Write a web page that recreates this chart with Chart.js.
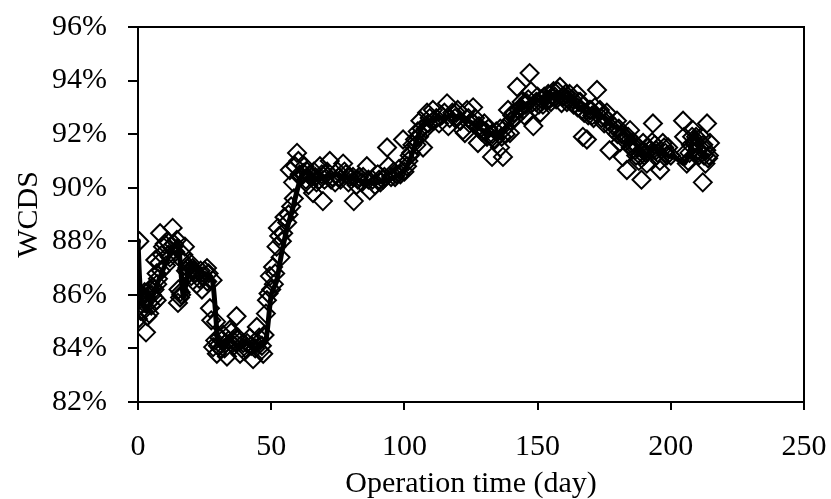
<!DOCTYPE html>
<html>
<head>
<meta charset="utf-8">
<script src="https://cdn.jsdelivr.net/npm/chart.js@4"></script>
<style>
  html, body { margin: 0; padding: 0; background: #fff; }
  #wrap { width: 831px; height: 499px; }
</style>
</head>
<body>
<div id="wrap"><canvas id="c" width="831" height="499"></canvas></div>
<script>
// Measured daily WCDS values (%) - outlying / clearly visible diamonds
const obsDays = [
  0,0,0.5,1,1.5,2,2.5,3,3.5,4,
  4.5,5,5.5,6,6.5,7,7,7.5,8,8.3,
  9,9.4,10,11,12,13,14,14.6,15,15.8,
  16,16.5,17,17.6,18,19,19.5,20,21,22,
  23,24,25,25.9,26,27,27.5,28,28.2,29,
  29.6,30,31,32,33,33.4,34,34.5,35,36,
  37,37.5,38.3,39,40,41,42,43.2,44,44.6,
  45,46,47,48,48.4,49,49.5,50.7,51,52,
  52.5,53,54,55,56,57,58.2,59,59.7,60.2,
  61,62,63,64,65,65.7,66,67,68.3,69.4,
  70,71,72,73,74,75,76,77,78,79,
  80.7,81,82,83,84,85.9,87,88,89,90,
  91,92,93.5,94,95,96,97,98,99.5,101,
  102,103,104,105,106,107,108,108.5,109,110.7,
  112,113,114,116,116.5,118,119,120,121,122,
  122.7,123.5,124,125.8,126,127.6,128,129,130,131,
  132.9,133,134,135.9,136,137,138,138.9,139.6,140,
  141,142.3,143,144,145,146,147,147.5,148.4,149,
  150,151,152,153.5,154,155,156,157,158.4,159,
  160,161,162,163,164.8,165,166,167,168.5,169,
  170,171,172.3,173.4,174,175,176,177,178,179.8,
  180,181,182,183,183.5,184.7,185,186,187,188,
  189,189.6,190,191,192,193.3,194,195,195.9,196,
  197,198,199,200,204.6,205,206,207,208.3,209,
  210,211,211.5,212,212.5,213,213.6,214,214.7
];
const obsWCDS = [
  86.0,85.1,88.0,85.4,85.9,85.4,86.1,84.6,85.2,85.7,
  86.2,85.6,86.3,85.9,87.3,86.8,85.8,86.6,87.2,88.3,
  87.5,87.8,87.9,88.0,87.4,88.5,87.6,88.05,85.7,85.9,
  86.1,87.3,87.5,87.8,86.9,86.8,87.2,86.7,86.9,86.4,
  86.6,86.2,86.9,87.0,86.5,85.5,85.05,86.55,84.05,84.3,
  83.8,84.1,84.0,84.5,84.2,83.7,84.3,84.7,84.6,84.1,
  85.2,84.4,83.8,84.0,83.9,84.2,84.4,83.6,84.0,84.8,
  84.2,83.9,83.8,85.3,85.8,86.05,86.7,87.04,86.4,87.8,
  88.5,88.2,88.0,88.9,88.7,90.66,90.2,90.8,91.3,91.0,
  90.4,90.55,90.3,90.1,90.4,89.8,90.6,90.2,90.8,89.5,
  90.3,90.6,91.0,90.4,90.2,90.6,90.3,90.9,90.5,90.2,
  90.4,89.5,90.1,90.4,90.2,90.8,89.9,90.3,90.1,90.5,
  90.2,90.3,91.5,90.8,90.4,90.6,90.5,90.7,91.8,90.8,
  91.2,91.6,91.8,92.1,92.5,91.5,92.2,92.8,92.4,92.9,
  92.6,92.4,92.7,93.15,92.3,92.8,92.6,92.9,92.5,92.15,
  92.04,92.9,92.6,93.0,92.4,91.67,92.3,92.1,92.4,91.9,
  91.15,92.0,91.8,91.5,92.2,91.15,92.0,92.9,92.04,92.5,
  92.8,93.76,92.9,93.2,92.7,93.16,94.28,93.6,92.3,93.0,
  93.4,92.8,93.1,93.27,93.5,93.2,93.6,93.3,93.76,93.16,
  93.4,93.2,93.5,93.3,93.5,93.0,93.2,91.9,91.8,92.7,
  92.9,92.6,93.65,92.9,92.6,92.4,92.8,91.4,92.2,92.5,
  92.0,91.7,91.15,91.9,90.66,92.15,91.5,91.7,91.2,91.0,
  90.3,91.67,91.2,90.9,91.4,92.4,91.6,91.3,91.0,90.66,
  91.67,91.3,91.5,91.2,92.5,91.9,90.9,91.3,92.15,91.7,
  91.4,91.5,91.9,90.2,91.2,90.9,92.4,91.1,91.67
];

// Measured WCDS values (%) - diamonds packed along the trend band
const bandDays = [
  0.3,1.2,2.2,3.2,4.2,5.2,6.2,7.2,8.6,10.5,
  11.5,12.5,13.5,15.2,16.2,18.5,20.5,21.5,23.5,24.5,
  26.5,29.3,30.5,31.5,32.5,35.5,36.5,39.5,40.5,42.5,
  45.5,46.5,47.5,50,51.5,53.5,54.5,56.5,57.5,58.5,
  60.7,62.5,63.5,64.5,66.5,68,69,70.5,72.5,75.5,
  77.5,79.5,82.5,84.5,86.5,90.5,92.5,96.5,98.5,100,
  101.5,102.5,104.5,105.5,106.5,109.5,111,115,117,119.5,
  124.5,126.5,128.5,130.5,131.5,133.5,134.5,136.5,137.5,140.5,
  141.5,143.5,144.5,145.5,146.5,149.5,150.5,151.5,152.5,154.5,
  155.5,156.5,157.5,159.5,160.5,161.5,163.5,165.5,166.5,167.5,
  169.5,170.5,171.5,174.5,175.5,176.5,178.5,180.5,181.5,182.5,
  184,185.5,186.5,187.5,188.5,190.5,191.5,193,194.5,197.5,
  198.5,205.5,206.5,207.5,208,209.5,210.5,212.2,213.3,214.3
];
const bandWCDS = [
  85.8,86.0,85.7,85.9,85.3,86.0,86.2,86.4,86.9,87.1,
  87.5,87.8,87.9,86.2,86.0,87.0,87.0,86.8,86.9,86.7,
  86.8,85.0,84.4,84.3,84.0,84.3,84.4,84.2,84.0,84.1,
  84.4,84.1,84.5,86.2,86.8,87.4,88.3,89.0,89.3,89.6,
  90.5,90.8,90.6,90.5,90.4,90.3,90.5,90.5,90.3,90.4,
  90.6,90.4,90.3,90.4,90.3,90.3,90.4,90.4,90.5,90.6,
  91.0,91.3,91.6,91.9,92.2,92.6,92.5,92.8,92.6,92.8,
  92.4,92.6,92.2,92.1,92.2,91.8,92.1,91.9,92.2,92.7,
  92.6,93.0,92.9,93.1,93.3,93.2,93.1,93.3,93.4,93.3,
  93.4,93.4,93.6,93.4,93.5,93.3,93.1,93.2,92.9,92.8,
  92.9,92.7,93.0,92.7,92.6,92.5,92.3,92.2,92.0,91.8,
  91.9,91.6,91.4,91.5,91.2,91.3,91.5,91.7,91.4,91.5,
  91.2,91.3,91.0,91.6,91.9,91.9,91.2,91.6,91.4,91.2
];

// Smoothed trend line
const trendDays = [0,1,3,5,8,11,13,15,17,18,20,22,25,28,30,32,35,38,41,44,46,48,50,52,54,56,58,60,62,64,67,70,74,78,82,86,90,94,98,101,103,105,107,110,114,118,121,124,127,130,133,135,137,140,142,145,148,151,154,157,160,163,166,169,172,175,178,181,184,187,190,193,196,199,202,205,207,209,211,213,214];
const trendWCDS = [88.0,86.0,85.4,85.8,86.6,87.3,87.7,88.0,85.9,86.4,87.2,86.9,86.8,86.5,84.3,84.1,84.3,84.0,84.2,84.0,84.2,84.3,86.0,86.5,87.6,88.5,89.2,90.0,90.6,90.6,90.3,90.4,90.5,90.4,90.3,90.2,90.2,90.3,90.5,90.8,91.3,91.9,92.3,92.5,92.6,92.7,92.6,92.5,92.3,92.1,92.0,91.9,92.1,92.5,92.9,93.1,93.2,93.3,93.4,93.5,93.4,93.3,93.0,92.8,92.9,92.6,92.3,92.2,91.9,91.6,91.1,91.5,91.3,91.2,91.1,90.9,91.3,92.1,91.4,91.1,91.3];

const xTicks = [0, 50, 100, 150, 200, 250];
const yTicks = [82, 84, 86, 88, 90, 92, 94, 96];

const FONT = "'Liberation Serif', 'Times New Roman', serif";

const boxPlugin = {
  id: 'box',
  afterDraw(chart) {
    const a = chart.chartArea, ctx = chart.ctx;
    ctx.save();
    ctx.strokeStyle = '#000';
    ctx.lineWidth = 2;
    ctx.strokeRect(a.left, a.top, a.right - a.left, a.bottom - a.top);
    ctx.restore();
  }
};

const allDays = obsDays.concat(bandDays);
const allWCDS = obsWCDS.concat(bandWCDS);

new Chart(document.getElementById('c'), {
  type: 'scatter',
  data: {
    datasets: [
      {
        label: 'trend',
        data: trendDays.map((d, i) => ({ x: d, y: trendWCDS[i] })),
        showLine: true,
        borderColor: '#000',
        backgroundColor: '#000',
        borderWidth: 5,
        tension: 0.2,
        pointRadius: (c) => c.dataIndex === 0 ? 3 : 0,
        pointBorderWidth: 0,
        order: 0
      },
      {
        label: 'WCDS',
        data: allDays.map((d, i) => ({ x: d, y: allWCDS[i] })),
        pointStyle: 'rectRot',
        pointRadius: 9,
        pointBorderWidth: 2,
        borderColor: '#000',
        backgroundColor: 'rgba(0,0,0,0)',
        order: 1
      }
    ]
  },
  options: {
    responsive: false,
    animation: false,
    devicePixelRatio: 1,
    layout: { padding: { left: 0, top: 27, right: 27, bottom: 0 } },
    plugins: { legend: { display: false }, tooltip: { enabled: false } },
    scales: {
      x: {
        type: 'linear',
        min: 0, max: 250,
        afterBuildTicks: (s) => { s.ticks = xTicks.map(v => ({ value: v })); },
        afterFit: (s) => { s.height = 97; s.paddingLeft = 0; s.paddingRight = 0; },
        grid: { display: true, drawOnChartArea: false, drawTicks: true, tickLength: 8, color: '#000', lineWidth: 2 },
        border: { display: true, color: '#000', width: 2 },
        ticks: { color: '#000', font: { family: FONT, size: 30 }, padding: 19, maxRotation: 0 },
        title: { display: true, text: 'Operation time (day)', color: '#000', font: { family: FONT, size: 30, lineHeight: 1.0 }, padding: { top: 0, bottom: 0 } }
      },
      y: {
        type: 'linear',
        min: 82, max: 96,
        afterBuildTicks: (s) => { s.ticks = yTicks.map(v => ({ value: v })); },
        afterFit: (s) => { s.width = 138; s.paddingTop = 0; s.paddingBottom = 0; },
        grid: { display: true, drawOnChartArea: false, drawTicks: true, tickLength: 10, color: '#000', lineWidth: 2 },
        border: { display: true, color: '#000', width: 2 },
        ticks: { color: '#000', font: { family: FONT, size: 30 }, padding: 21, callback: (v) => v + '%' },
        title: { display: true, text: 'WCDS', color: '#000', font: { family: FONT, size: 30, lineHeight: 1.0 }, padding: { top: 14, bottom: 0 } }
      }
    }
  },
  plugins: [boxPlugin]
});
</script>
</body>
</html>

-.-.-

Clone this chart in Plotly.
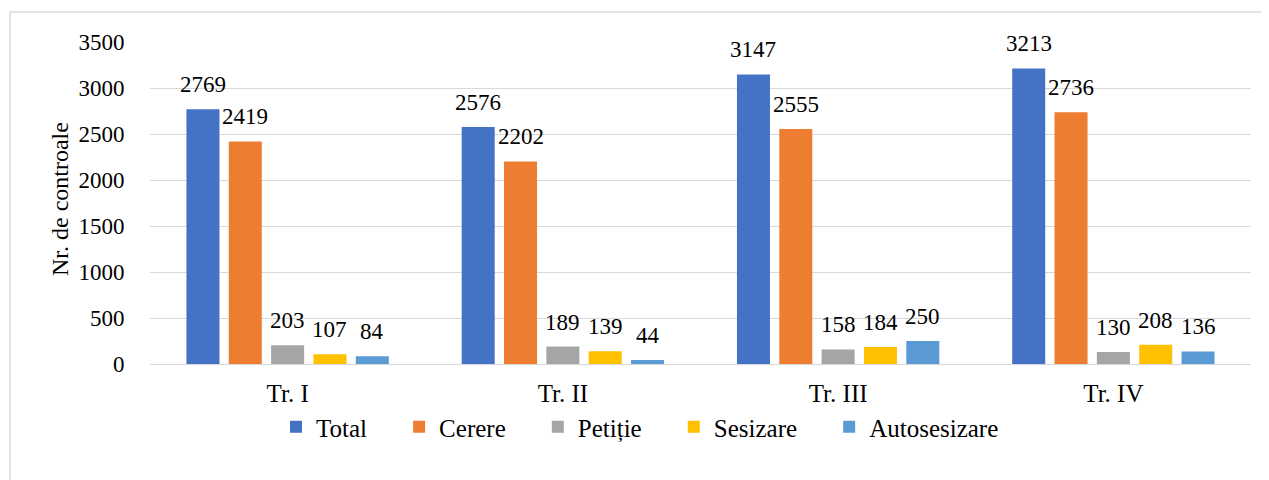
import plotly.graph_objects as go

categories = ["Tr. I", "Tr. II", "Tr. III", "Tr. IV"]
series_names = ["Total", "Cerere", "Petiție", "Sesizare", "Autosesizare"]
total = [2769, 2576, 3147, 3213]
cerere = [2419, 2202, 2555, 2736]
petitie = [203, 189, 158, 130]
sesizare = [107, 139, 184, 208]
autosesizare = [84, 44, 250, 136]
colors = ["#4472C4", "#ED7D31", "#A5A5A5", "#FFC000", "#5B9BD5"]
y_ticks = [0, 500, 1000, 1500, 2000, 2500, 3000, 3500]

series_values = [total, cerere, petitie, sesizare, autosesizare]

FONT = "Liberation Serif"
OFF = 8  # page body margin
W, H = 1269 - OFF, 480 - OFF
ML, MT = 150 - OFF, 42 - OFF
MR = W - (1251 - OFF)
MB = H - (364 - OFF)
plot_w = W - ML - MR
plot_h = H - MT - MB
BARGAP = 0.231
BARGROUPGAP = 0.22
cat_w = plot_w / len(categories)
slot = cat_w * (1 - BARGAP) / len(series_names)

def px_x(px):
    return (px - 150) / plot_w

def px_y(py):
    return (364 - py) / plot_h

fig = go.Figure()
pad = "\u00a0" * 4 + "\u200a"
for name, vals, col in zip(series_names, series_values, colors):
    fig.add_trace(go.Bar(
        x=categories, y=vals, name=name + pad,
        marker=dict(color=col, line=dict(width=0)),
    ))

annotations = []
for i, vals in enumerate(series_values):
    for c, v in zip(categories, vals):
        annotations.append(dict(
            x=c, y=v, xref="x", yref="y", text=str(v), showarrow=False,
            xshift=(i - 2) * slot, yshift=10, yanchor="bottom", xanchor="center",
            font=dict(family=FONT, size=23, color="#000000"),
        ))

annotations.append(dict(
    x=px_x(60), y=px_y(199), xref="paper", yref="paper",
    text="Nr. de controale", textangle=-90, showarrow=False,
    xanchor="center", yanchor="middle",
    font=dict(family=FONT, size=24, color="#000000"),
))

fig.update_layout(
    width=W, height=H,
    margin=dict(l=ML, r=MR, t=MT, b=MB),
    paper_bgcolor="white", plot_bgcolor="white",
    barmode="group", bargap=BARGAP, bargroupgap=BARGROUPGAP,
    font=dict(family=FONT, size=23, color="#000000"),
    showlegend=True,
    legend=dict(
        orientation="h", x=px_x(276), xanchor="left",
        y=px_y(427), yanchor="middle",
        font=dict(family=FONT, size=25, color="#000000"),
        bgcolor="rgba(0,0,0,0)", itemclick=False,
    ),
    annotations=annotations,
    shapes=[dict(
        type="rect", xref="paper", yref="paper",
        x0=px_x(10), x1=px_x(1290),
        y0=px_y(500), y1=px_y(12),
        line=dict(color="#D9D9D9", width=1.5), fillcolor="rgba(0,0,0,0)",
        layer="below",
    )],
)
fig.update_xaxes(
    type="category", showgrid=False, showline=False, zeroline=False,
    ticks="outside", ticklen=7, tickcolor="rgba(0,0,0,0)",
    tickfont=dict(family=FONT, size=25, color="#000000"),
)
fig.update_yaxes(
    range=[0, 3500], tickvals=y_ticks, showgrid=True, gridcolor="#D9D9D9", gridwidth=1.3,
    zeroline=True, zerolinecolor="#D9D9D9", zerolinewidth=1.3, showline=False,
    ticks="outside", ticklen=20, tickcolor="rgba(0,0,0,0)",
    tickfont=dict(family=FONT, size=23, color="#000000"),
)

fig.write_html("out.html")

-.-.-

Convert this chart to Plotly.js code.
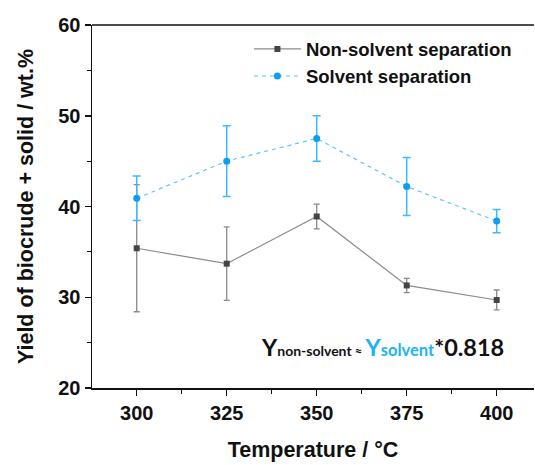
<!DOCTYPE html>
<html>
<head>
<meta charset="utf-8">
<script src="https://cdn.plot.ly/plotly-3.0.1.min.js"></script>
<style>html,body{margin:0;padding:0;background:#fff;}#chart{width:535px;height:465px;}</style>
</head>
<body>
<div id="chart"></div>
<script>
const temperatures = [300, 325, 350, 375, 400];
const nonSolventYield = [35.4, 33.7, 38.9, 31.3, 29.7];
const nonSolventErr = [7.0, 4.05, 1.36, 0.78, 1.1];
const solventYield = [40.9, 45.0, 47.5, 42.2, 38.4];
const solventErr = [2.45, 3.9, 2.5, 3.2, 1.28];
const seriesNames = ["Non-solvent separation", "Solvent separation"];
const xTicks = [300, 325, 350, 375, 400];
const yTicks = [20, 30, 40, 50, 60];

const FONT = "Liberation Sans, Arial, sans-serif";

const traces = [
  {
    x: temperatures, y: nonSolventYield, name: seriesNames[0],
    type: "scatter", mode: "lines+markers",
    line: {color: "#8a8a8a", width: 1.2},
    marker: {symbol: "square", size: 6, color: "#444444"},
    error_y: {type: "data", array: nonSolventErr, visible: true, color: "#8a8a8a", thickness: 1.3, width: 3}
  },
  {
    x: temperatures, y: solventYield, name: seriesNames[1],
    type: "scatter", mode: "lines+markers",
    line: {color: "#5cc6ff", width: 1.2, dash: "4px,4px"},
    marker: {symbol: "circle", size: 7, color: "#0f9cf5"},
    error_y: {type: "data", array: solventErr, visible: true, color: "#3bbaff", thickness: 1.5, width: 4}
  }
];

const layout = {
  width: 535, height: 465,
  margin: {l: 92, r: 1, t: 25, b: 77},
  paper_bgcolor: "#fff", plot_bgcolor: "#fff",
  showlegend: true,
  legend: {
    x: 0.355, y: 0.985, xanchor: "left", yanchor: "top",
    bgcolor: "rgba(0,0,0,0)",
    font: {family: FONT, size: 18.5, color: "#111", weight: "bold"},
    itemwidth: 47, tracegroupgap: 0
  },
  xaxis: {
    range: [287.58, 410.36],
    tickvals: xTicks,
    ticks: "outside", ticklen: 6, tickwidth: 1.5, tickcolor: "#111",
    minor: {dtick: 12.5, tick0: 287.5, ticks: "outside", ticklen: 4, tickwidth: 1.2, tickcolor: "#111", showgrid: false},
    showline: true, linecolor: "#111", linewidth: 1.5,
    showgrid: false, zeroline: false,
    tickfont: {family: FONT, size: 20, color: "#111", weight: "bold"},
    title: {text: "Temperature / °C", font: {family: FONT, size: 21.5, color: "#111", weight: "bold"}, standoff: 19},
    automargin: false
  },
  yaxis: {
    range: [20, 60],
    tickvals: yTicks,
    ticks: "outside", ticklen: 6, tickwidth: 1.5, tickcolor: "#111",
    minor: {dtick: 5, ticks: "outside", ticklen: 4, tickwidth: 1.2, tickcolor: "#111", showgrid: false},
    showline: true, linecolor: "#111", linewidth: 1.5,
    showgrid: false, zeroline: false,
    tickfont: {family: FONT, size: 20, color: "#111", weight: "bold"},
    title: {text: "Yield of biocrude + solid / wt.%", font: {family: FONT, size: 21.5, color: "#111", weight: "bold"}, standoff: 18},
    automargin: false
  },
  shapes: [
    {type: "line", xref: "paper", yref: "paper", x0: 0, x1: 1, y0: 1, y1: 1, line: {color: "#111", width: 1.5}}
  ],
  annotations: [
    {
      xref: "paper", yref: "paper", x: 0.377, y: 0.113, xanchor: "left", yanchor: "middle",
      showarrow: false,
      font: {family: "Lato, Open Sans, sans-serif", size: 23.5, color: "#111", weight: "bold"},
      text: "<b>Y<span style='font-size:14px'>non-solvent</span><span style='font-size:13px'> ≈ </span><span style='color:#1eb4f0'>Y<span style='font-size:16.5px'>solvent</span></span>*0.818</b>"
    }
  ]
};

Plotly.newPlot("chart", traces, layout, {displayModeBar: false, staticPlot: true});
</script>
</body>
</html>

-.-.-

To do: Gather each line holding the string "this".

Final result:
Write a web page that recreates this chart with Chart.js.
Clone this chart in Plotly.
Convert this chart to Plotly.js code.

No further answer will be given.